Pietá

É talvez a escultura mais famosa do mundo ocidental. Esculpida em mármore de Carrara, mede 174 centímetros por 195 centímetros. A fita que atravessa o peito da Virgem Maria traz a assinatura do autor, a única que se conhece “Michael Angelus Bonarotus florent facieba” «Michelângelo Buonarroti de Florença fez.»

Quando a vi pela primeira vez, não estava com o vidro à prova de bala, colocado em 1972, porque fora atacada (um homem entrou na igreja e golpeou com marteladas a cabeça da virgem, atingindo em cheio seu olho esquerdo e a ponta do nariz). Pude, na ocasião, chegar bem pertinho e vê-la numa intimidade que jamais será possível.

 O grupo escultórico tem circularidade e pode ser vista de todos os pontos de vista, embora tenha, sim, um ponto central privilegiado.
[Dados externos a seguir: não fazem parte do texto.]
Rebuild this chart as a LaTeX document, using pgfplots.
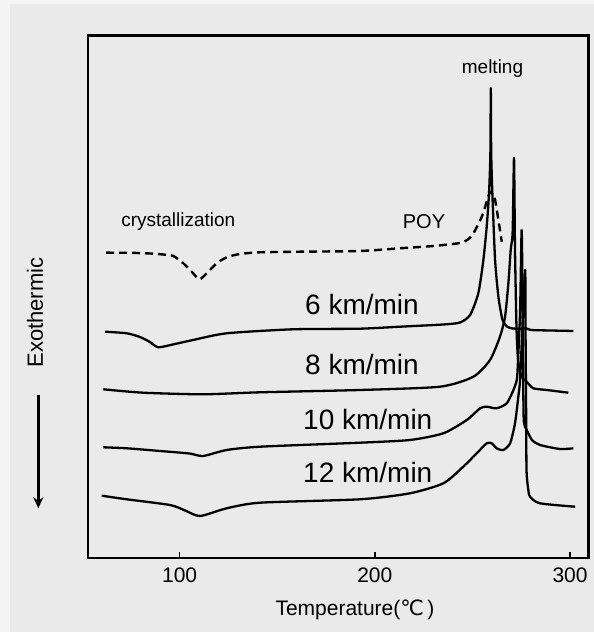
\documentclass[border=0pt]{standalone}
\usepackage{pgfplots}
\pgfplotsset{compat=1.18}
\usepackage{fontspec}
\setmainfont{Liberation Sans}
\newfontfamily\dejavu{DejaVu Sans}
\usetikzlibrary{arrows.meta}
\definecolor{bg}{HTML}{EAEAEA}
\definecolor{bgl}{HTML}{F4F4F4}
\begin{document}
\begin{tikzpicture}[x=1pt,y=1pt]
\fill[bg] (0,0) rectangle (594,632);
\fill[bgl] (0,0) rectangle (10,632);
\fill[bgl] (0,628) rectangle (594,632);
\useasboundingbox (0,0) rectangle (594,632);
\begin{axis}[
  at={(87.9pt,74pt)}, anchor=south west,
  scale only axis, width=500.5pt, height=522.5pt,
  xmin=53.02, xmax=309.4, ymin=74, ymax=596.5,
  xtick={100,200,300}, ytick=\empty,
  xtick pos=bottom, tick align=inside,
  major tick length=6pt,
  tick style={line width=1.5pt, black},
  xticklabel style={font=\fontsize{21}{21}\selectfont, yshift=-6pt},
  /pgf/number format/assume math mode=true,
  clip=false,
  curve/.style={black, line width=2.3pt, mark=none, smooth, tension=0.4, line join=round},
]
\draw[line width=2.5pt, line join=miter] (rel axis cs:0,0) rectangle (rel axis cs:1,1);
% POY (dashed)
\addplot[curve, dash pattern=on 8pt off 5pt, line width=2.4pt] coordinates {
(62.3,379.3) (74.6,379.2) (84.8,378.5) (91.5,377.5) (96.8,376) (101.9,368.7)
(106.2,360.3) (110.1,352.7) (113.9,358.7) (119.0,368.7) (124.1,374.7) (130.9,378)
(141.2,379.7) (161.7,380.3) (192.4,381) (212.9,383.7) (230,386) (243.6,389)
(248,393) (250.5,398.7) (254.8,415.3) (257.6,432) (259.0,440.3) (260.3,438)
(261.6,432) (263.3,412) (265.0,390.3)};
% 6 km/min
\addplot[curve] coordinates {
(61.8,300.3) (72.9,298.7) (79.7,295) (84.8,290) (89.1,284.7) (97.6,288)
(106.9,292) (124.1,298.7) (158.1,302.7) (192.4,303.3) (212.9,305.3) (235,307.5)
(243.6,309.5) (248.8,317) (253.0,338.7) (255.6,372) (257.3,405.3) (258.5,438.7)
(259.2,480) (259.4,544) (259.6,480) (260.2,438.7) (261.6,372) (263.3,335)
(265.0,315.3) (265.8,310.3) (267.6,305.5) (269.3,304) (272,303.3) (275,303.2)
(277.5,303.7) (280,302) (290,301.5) (301.7,301)};
% 8 km/min
\addplot[curve] coordinates {
(60.9,242.7) (81.3,239.3) (112.0,237.7) (141.2,239.7) (192.4,242) (233.4,245.3)
(250.5,255.3) (259.0,272) (264.1,295.3) (266.7,315.3) (268.4,348.7) (269.6,382)
(270.6,400.3) (271.3,474) (271.8,382) (272.6,302) (273.4,272) (274.9,256)
(277.8,250.3) (281.2,243.7) (288.1,242) (299.1,239.3)};
% 10 km/min
\addplot[curve] coordinates {
(60.9,184.7) (72.9,183.7) (90.0,181) (105,178.5) (112.0,176) (124.1,182) (141.2,185.3)
(192.4,189.3) (218.0,192) (235.1,198.7) (247.1,212) (253.9,223.7) (257.3,225.3)
(262.4,223.7) (267.6,228.7) (271.0,242) (272.7,252) (273.2,265.3) (274.4,320)
(275.2,402) (275.7,332) (276.1,232) (276.4,209) (277.8,202) (280.5,192)
(284.6,187) (294.9,183) (301.7,183.7)};
% 12 km/min
\addplot[curve] coordinates {
(60.1,136.3) (72.9,132.7) (95.1,127) (102.8,121.5) (110.5,116) (124.1,123.7)
(141.2,129.3) (192.4,132.7) (218.0,138.7) (235.1,148.7) (245.3,165.3) (252.2,178.7)
(257.3,188.7) (259.9,188.7) (262.4,183.7) (265.8,182) (269.3,188.7) (271.8,208.7)
(273.5,235.3) (274.4,252) (275.5,300) (277.0,362) (277.2,300) (277.5,220)
(277.7,162) (278.5,144) (279.5,135.3) (284.6,128.7) (302.6,125.3)};
\end{axis}
\node[font=\fontsize{19}{19}\selectfont] at (492.5,563.7) {melting};
\node[font=\fontsize{19}{19}\selectfont] at (178.3,410.3) {crystallization};
\node[font=\fontsize{20}{20}\selectfont] at (424,410.3) {POY};
\node[anchor=base west, inner sep=0, font=\fontsize{28}{28}\selectfont] at (305,317) {6 km/min};
\node[anchor=base west, inner sep=0, font=\fontsize{28}{28}\selectfont] at (305,257) {8 km/min};
\node[anchor=base west, inner sep=0, font=\fontsize{28}{28}\selectfont] at (303,202) {10 km/min};
\node[anchor=base west, inner sep=0, font=\fontsize{28}{28}\selectfont] at (303,149) {12 km/min};
\node[font=\fontsize{21}{21}\selectfont] at (355,22) {Temperature({\dejavu ℃}\,)};
\node[rotate=90, font=\fontsize{22}{22}\selectfont] at (35,319.5) {Exothermic};
\draw[line width=3pt, -{Stealth[length=11pt,width=10pt]}] (38.3,237) -- (38.3,123.7);
\end{tikzpicture}
\end{document}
Lembro-me que um silêncio branco como o mármore nos envolveu a todos e nos seguiu por compridos minutos, até chegar ao lado de fora da Basílica de São Pedro. A luz do dia nos sacudiu do impacto e algumas palavras mal articuladas saíram com estranho som da minha garganta emocionada. Acabávamos de ver a perfeição. Mesmo com tema trágico (a dor de uma mãe segurando o corpo morto do filho) as palavras de Giorgio Vasari, biógrafo de Michelângelo, soavam com toda a verdade “é de maravilhar que, a mão do artifício, pudera divina e propriamente fazer em pouquíssimo tempo, algo tão admirável”. A Pietá foi feita em um ano apenas.(1499) E Michelângelo tinha somente 25 anos de idade.

O mármore lustroso tremeluzia. Era leve toda a composição. Aquilo que pelo tema deveria pesar, flutuava. Um requinte e uma delicadeza desta magnitude, eu jamais havia visto. O rosto idealizado, adolescente, de uma jovem mãe com um filho adulto nos braços era uma contradição que falava da beleza ideal buscada por Michelângelo. Ele deixara o realismo de lado. Muito da Mitologia grega estava ali representado. Adonis era sempre representado morto, com o braço abandonado, e é possível que este Cristo no colo da jovem mãe tenha derivado disso. Michelângelo recorre ao clássico. A beleza do corpo morto, a dor sobrenatural transcende o humano e alcança o sublime.

Michelângelo sofre várias críticas quanto à Maria ser jovem demais. Ela seria “filha do seu filho”. Ele faz um trabalho mental que deriva da antiguidade. Na época em que foi encomendada a escultura (1498) dominava a verossimilhança, cópia fiel da realidade. Michelângelo traz o modelo mental, platônico. Ele é o primeiro artista da idade moderna que introduz um sistema de proporção de acordo com nosso olhar, corrigindo e alterando a questão da ilusão ótica. Como se fazia na antiguidade. Como todo o Parthenon fora feito. A estátua foi pensada para ser vista de baixo para cima, e assim concebida, ele corrige, relativiza em prol da beleza vista pelo olho humano. O resultado disso é a verossimilhança. A Pietá mostra uma nova maneira de esculpir. Michelângelo é o grande e reconhecido artista universal.